Autobiography of Marcel Corneille Blanchaer

"An autobiography is an obituary in serial form with the last instalment missing." Quentin Crisp

This site is dedicated to my Ancestors in the hope they will not be forgotten and to my Grandchildren so they will not forget.

Revised November 11,2006

Here I am in my 78th year (1999), the second of the two children of Oscar Jean Blanchaer and Rosalia Verwimp. I was born on April 4, 1921 in Deurne, a suburb of Antwerp Belgium. This was three years after the end of World War I and 11 years after the birth of my brother Ernest and 7 years after Ernest's accidental death.
  Rosalia had no special memories of my birth, but Oscar enjoyed telling how, when he picked me up for the first time, held me high and laughed with joy, I returned his greeting by peeing in his face!

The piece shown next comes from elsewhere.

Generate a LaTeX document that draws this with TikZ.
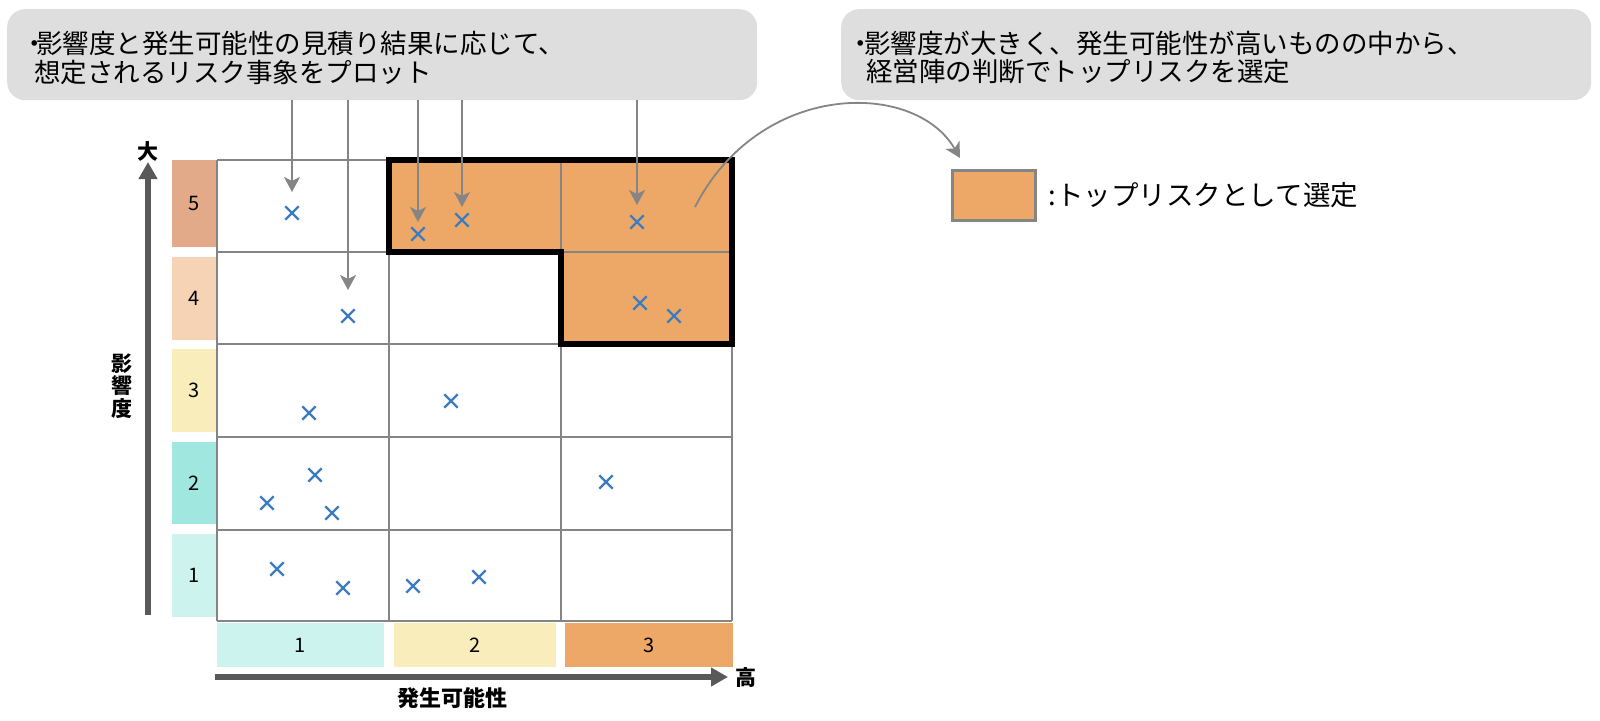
\documentclass[tikz,border=0pt]{standalone}
\usepackage{fontspec}
\setmainfont{Noto Sans CJK JP}
\usetikzlibrary{arrows.meta,positioning,shapes.misc}
\definecolor{notegray}{HTML}{DEDEDE}
\definecolor{toprisk}{HTML}{EDA766}
\definecolor{gridgray}{HTML}{858585}
\definecolor{axisgray}{HTML}{595959}
\definecolor{markblue}{HTML}{3D7CC0}
\definecolor{lvfive}{HTML}{E3AA89}
\definecolor{lvfour}{HTML}{F7D3B5}
\definecolor{lvthree}{HTML}{F8EDBB}
\definecolor{lvtwo}{HTML}{A0E7DF}
\definecolor{lvone}{HTML}{CDF3EF}

\begin{document}
\begin{tikzpicture}[x=1pt,y=-1pt,
 notebox/.style={fill=notegray, rounded corners=18pt, anchor=north west, inner sep=0pt, minimum width=750pt, minimum height=91pt},
 notetext/.style={anchor=west, inner sep=0pt, font=\fontsize{26.5}{30}\selectfont},
 levelbox/.style={inner sep=0pt, font=\fontsize{20}{22}\selectfont},
 riskmark/.style={cross out, draw=markblue, line width=2.4pt, minimum size=11pt, inner sep=0pt},
 pointer/.style={draw=gridgray, line width=1.8pt, -{Stealth[length=15pt,width=16pt,inset=4pt]}},
 axis/.style={draw=axisgray, line width=6pt, -{Triangle[length=17pt,width=18pt]}},
 axislabel/.style={inner sep=0pt, font=\bfseries\fontsize{21}{22.5}\selectfont}]
\useasboundingbox (0,0) rectangle (1600,720);

\node[notebox] (plotnote) at (7,9) {};
\node[notebox] (picknote) at (841,9) {};
\node[notetext] (plottxt1) at (33,43) {\makebox[3pt]{・}影響度と発生可能性の見積り結果に応じて、};
\node[notetext] (plottxt2) at (34,72) {想定されるリスク事象をプロット};
\node[notetext] (picktxt1) at (858,43) {\makebox[6pt]{・}影響度が大きく、発生可能性が高いものの中から、};
\node[notetext] (picktxt2) at (866,72) {経営陣の判断でトップリスクを選定};

\fill[toprisk] (389,160) rectangle (732,252);
\fill[toprisk] (561,252) rectangle (732,344);
\foreach \gx in {217,389,561,732}
  \draw[gridgray, line width=2.5pt] (\gx,160) -- (\gx,621);
\foreach \gy in {160,252,344,437,530,621}
  \draw[gridgray, line width=2.5pt] (217,\gy) -- (732,\gy);
\draw[line width=6pt] (389,160) -- (732,160) -- (732,344) -- (561,344) -- (561,252) -- (389,252) -- cycle;

\foreach \lv/\ya/\yb/\col in {5/160/247/lvfive, 4/257/340/lvfour, 3/349/432/lvthree, 2/442/524/lvtwo, 1/534/617/lvone}
  \node[levelbox, fill=\col, minimum width=44pt, minimum height={(\yb-\ya)*1pt}] (lv\lv) at (194,{(\ya+\yb)/2}) {\lv};
\foreach \pr/\xa/\xb/\col in {1/217/384/lvone, 2/394/556/lvthree, 3/565/733/toprisk}
  \node[levelbox, fill=\col, minimum width={(\xb-\xa)*1pt}, minimum height=44pt] (pr\pr) at ({(\xa+\xb)/2},645) {\pr};

\coordinate (yfoot) at (148,615);
\coordinate (ytip) at (148,162);
\draw[axis] (yfoot) -- (ytip);
\node[axislabel] (bigtxt) at (148,151) {大};
\coordinate (xfoot) at (215,677);
\coordinate (xtip) at (728,677);
\draw[axis] (xfoot) -- (xtip);
\node[axislabel, right=7pt of xtip] (hightxt) {高};
\node[axislabel, font=\bfseries\fontsize{22}{24}\selectfont] (probtxt) at (452,698) {発生可能性};
\node[axislabel, align=center] (impacttxt) at (122,386) {影\\響\\度};

\foreach \mk/\mx/\my in {a/292/213, b/418/234, c/462/220, d/637/222, e/348/316, f/640/303, g/674/316, h/309/413, i/451/401, j/315/475, k/267/503, l/332/513, m/606/482, n/277/569, o/343/588, p/413/586, q/479/577}
  \node[riskmark] (mk\mk) at (\mx,\my) {};
\foreach \mk/\gap in {a/21, e/26, b/12, c/13, d/17}
  \draw[pointer] (plotnote.south -| mk\mk) -- ([yshift=\gap pt]mk\mk.center);

\node[fill=toprisk, draw=gridgray, line width=2.6pt, minimum width=83pt, minimum height=50pt, inner sep=0pt, anchor=north west] (legendbox) at (951,169) {};
\node[notetext, font=\fontsize{27.5}{30}\selectfont, right=12pt of legendbox] (legendtxt) {:トップリスクとして選定};
\coordinate (pickfrom) at (695,207);
\draw[pointer] (pickfrom) .. controls (760,80) and (915,80) .. ([xshift=9pt,yshift=11pt]legendbox.north west);
\end{tikzpicture}
\end{document}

My early life in Belgium -
 
 For the first 3 years of my life we lived in a comfortable middle-class home in Deurne. I have few memories of this period but can recall seeing the family's Airedale dog running around in the family garden that had a high brick wall. Oscar, Rosalia and I are shown here in our garden in 1923. In 1924 the family went to Detroit, Michigan for one year.
Departure for "Amerika" -Here I am as I looked at 3.5 years just before we left Antwerp. We arrived on the "Majestic" in New York on October 14, 1924.
  In Detroit Oscar, on leave from the Minerva Motor Company of Antwerp, worked at the Packard Motor Company. When their one year visas to the U.S. expired, instead of going back to Belgium, the family moved across the Detroit River to Windsor, Ontario, Canada.
Life In Remington Park -
  I passed my early childhood in Remington Park, a suburb of Windsor. When the family moved there it had just been opened as a 'subdivision' on former farmland and still had many beautiful 100 year-old elm trees in which I and my friends did gymnastics and even tried (unsuccessfully) to build a tree house.

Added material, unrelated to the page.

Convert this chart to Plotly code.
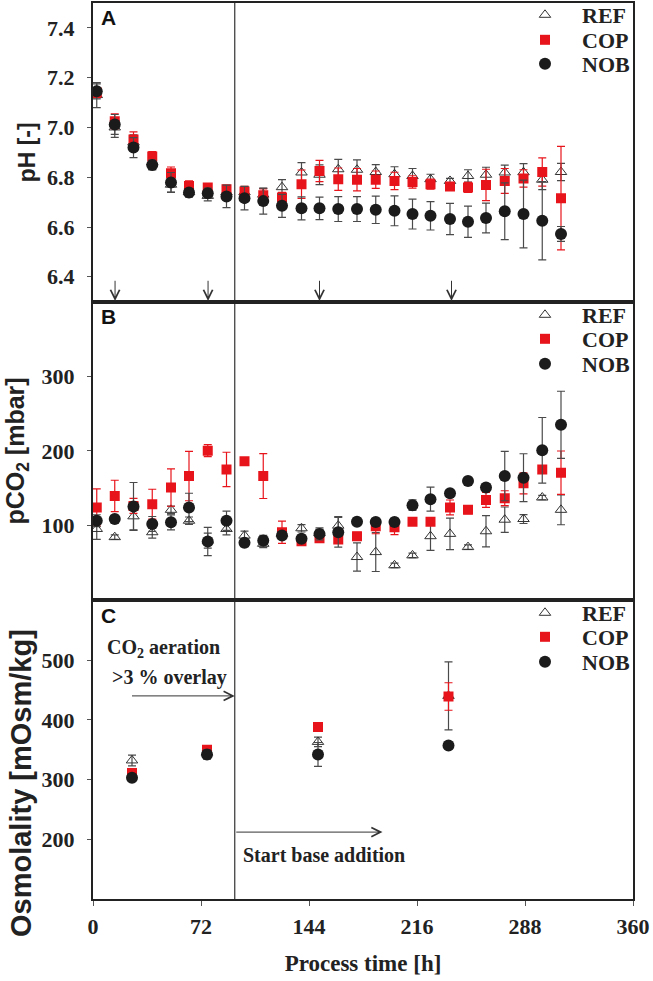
import plotly.graph_objects as go

# ---------------- data ----------------
t_h = [2.5, 14.5, 27, 39.5, 52, 64, 76.5, 89, 101, 113.5, 126, 139, 151,
       163.5, 176, 188.5, 201, 213, 225, 238, 250, 262, 274.5, 287, 299.5, 312]

ph_ref = [7.13, 7.00, 6.94, 6.86, 6.77, 6.74, 6.725, 6.74, 6.74, 6.73, 6.76, 6.819, 6.81,
          6.832, 6.83, 6.821, 6.812, 6.805, 6.792, 6.785, 6.805, 6.81, 6.819, 6.82, 6.79, 6.821]
ph_ref_err = [0.05, 0.04, 0.03, 0.02, 0.03, 0.02, 0.02, 0.02, 0.02, 0.025, 0.03, 0.04, 0.04,
              0.04, 0.04, 0.03, 0.03, 0.03, 0.02, 0.01, 0.025, 0.03, 0.03, 0.035, 0.04, 0.035]
ph_cop = [7.14, 7.025, 6.952, 6.883, 6.816, 6.765, 6.759, 6.752, 6.743, 6.728, 6.719, 6.772, 6.825,
          6.792, 6.79, 6.79, 6.785, 6.781, 6.772, 6.763, 6.759, 6.769, 6.785, 6.795, 6.821, 6.716]
ph_cop_err = [0.02, 0.03, 0.03, 0.02, 0.025, 0.02, 0.015, 0.015, 0.02, 0.025, 0.02, 0.057, 0.043,
              0.045, 0.045, 0.035, 0.035, 0.025, 0.02, 0.01, 0.02, 0.063, 0.05, 0.035, 0.057, 0.208]
ph_nob = [7.145, 7.012, 6.919, 6.849, 6.779, 6.739, 6.736, 6.723, 6.716, 6.704, 6.685, 6.675, 6.675,
          6.672, 6.672, 6.669, 6.665, 6.652, 6.645, 6.632, 6.621, 6.636, 6.663, 6.652, 6.625, 6.572]
ph_nob_err = [0.03, 0.04, 0.04, 0.02, 0.04, 0.015, 0.02, 0.045, 0.047, 0.052, 0.046, 0.046, 0.045,
              0.05, 0.05, 0.055, 0.06, 0.06, 0.057, 0.063, 0.063, 0.06, 0.114, 0.136, 0.157, 0.03]

pco2_ref = [95.6, 84.6, 112.5, 91.2, 121.2, 106.6, 80, 95.6, 86.7, 75.7, 89, 96.5, 90,
            100, 58, 64.6, 46.9, 60.2, 85.9, 89, 71.3, 92.5, 108, 108.9, 137.7, 121.2]
pco2_ref_err = [14, 3, 18, 8, 5, 5, 10, 8, 6, 5, 5, 5, 5,
                12, 19, 26, 3, 3, 19, 21, 3, 21, 17, 6, 3, 20]
pco2_cop = [124.4, 139.8, 126.5, 128.8, 151, 166.4, 200.5, 175.3, 186.3, 166.4, 91.2, 79, 83.2,
            81.4, 85.9, 99.2, 97.9, 105.3, 105.3, 124.4, 121.2, 134.5, 136.8, 156.7, 175.3, 171]
pco2_cop_err = [25, 21, 10, 20, 25, 33, 8, 23, 0, 30, 15, 5, 5,
                5, 5, 10, 10, 5, 5, 10, 5, 10, 10, 14, 5, 29]
pco2_nob = [106.6, 108.9, 125.8, 102.3, 104.5, 124.4, 78.8, 106.6, 77, 80, 86.7, 82.5, 89,
            91.2, 105.3, 104.9, 104.9, 127.5, 135.5, 143.4, 159.8, 151, 166.4, 164.3, 200.9, 235]
pco2_nob_err = [8, 5, 32, 10, 10, 19, 19, 13, 5, 7, 5, 5, 8,
                20, 5, 5, 5, 7, 16, 5, 5, 5, 33, 32, 44, 45]

t_osm = [26, 76, 150, 237]
osm_ref = [332, 345, 363, 440]
osm_ref_err = [9, 5, 8, 57]
osm_cop = [311, 350, 388, 439]
osm_cop_err = [3, 3, 5, 23]
osm_nob = [303, 342, 342, 357]
osm_nob_err = [3, 8, 20, 3]

feed_times = [14.7, 76.7, 151, 239]
switch_time = 94.5
co2_arrow = [25, 94.5]
base_arrow = [94.5, 193]

series_names = ["REF", "COP", "NOB"]
x_ticks = [0, 72, 144, 216, 288, 360]

# ---------------- styling ----------------
RED = "#e8141b"
DARK = "#1b1b1b"
GREY = "#4a4a4a"
SERIF = "Liberation Serif"
SANS = "Liberation Sans"

styles = {
    "REF": dict(marker=dict(symbol="triangle-up-open", size=10, color="#333333",
                            line=dict(width=1, color="#333333")), err_color=GREY),
    "COP": dict(marker=dict(symbol="square", size=10, color=RED,
                            line=dict(width=0)), err_color=RED),
    "NOB": dict(marker=dict(symbol="circle", size=12, color=DARK,
                            line=dict(width=0)), err_color=GREY),
}

panels = [
    ("x", "y", t_h, {"REF": (ph_ref, ph_ref_err), "COP": (ph_cop, ph_cop_err), "NOB": (ph_nob, ph_nob_err)}),
    ("x2", "y2", t_h, {"REF": (pco2_ref, pco2_ref_err), "COP": (pco2_cop, pco2_cop_err), "NOB": (pco2_nob, pco2_nob_err)}),
    ("x3", "y3", t_osm, {"REF": (osm_ref, osm_ref_err), "COP": (osm_cop, osm_cop_err), "NOB": (osm_nob, osm_nob_err)}),
]

fig = go.Figure()
legend_no = 0
for xa, ya, tt, d in panels:
    for name in series_names:
        legend_no += 1
        vals, errs = d[name]
        st = styles[name]
        fig.add_trace(go.Scatter(
            x=tt, y=vals, mode="markers", name=name,
            xaxis=xa, yaxis=ya,
            marker=st["marker"],
            error_y=dict(type="data", array=errs, visible=True,
                         color=st["err_color"], thickness=1.2, width=4),
            legend="legend" if legend_no == 1 else f"legend{legend_no}",
        ))

# plot area geometry (px) for legend placement
W, H = 653, 981
ML, MR, MT, MB = 93, 20, 3, 82
plot_h = H - MT - MB
plot_w = W - ML - MR

def py(px):
    return 1 - (px - MT) / plot_h

def pxx(px):
    return (px - ML) / plot_w

legend_rows_px = [15, 40, 64, 315, 339, 364, 613, 637, 662]
legend_layout = {}
for i, rpx in enumerate(legend_rows_px):
    key = "legend" if i == 0 else f"legend{i + 1}"
    legend_layout[key] = dict(
        x=pxx(508), xanchor="left", y=py(rpx), yanchor="middle",
        bgcolor="rgba(0,0,0,0)", borderwidth=0,
        font=dict(family=SERIF, size=22, color="#222222", weight="bold"),
        itemwidth=64, itemclick=False,
    )

axis_common = dict(showline=True, linecolor="#222222", linewidth=2, mirror=True,
                   showgrid=False, zeroline=False, automargin=False)
tickfont = dict(family=SERIF, size=22, color="#222222", weight="bold")

fig.update_layout(
    width=W, height=H,
    margin=dict(l=ML, r=MR, t=MT, b=MB, autoexpand=False),
    paper_bgcolor="white", plot_bgcolor="white",
    showlegend=True,
    xaxis=dict(domain=[0, 1], range=[0, 360], anchor="y", showticklabels=False, ticks="",
               **axis_common),
    xaxis2=dict(domain=[0, 1], range=[0, 360], anchor="y2", showticklabels=False, ticks="",
                matches="x", **axis_common),
    xaxis3=dict(domain=[0, 1], range=[0, 360], anchor="y3", tickvals=x_ticks, ticks="outside",
                ticklen=5, tickcolor="#555555", tickfont=tickfont, ticklabelstandoff=2,
                matches="x",
                title=dict(text="Process time [h]", standoff=16,
                           font=dict(family=SERIF, size=23, color="#222222", weight="bold")),
                **axis_common),
    yaxis=dict(domain=[2 / 3, 1], range=[6.3, 7.5], anchor="x",
               tickvals=[6.4, 6.6, 6.8, 7.0, 7.2, 7.4], tickformat=".1f",
               ticks="outside", ticklen=4, tickcolor="#555555", tickfont=tickfont,
               ticklabelstandoff=8,
               title=dict(text="pH [-]", standoff=5,
                          font=dict(family=SANS, size=23, color="#222222", weight="bold")),
               **axis_common),
    yaxis2=dict(domain=[1 / 3, 2 / 3], range=[0, 400], anchor="x2",
                tickvals=[100, 200, 300],
                ticks="outside", ticklen=4, tickcolor="#555555", tickfont=tickfont,
                ticklabelstandoff=8,
                title=dict(text="pCO<sub>2</sub> [mbar]", standoff=10,
                           font=dict(family=SANS, size=25, color="#222222", weight="bold")),
                **axis_common),
    yaxis3=dict(domain=[0, 1 / 3], range=[100, 600], anchor="x3",
                tickvals=[200, 300, 400, 500],
                ticks="outside", ticklen=4, tickcolor="#555555", tickfont=tickfont,
                ticklabelstandoff=8,
                **axis_common),
    **legend_layout,
)

# osmolality axis title (sits lower than the panel centre in the original)
fig.add_annotation(text="Osmolality [mOsm/kg]", xref="paper", yref="paper",
                   x=pxx(21), y=py(783), xanchor="center", yanchor="middle",
                   textangle=-90, showarrow=False,
                   font=dict(family=SANS, size=29, color="#222222", weight="bold"))

# vertical line at start of base addition, across all panels
fig.add_shape(type="line", xref="x", yref="paper", x0=switch_time, x1=switch_time,
              y0=0, y1=1, line=dict(color="#333333", width=1.2), layer="below")

# panel letters
for letter, yref in zip(["A", "B", "C"], ["y domain", "y2 domain", "y3 domain"]):
    fig.add_annotation(text=letter, xref="paper", yref=yref, x=0.012, y=0.995,
                       xanchor="left", yanchor="top", showarrow=False,
                       font=dict(family=SANS, size=21, color="#111111", weight="bold"))

# feeding arrows in panel A
for ft in feed_times:
    fig.add_annotation(x=ft, y=6.303, ax=ft, ay=6.39, xref="x", yref="y",
                       axref="x", ayref="y", text="", showarrow=True,
                       arrowhead=5, arrowsize=1.8, arrowwidth=1, arrowcolor="#333333",
                       standoff=0, startstandoff=0)

# panel C annotations
ann_font = dict(family=SERIF, size=20, color="#222222", weight="bold")
fig.add_annotation(x=47, y=520, xref="x3", yref="y3", text="CO<sub>2</sub> aeration",
                   showarrow=False, font=ann_font)
fig.add_annotation(x=51, y=471, xref="x3", yref="y3", text="&gt;3 % overlay",
                   showarrow=False, font=ann_font)
fig.add_annotation(x=co2_arrow[1], y=440, ax=co2_arrow[0], ay=440, xref="x3", yref="y3",
                   axref="x3", ayref="y3", text="", showarrow=True,
                   arrowhead=5, arrowsize=1.8, arrowwidth=1, arrowcolor="#333333",
                   standoff=0, startstandoff=0)
fig.add_annotation(x=base_arrow[1], y=212, ax=base_arrow[0], ay=212, xref="x3", yref="y3",
                   axref="x3", ayref="y3", text="", showarrow=True,
                   arrowhead=5, arrowsize=1.8, arrowwidth=1, arrowcolor="#333333",
                   standoff=0, startstandoff=0)
fig.add_annotation(x=154, y=173, xref="x3", yref="y3", text="Start base addition",
                   showarrow=False, font=ann_font)

fig.write_html("out.html", config={"displayModeBar": False},
               post_script="document.body.style.margin='0';")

  When the family moved to Remington Park

 

There were as yet very few houses so I and my playmates had a lots of room to play 'Cowboys and Indians' in the many open fields. When we were in a quieter mood, we would grub in the soil to make miniature forts and a few years later, dig small-scale versions of the ditches being dug for water pipes and sewers along the still-unpaved 'streets'. We also played war games that reflected some of the real-life experiences of our parents in whose minds the memories of World War I were still fresh. Some winters we skated on a creek at the south end of Remington Park, but most years it and nearby ponds did not freeze over, even in the depth of winter. This was because Windsor is near the southern-most spot in Canada, Point Pelee. Windsor lays south of Detroit, Michigan and many other parts of the US. The summers are hot and very humid, because Essex County, in which Windsor is located, is surrounded by water: Lake St. Clair and the Detroit River on the north and west sides respectively and Lake Erie on the south side.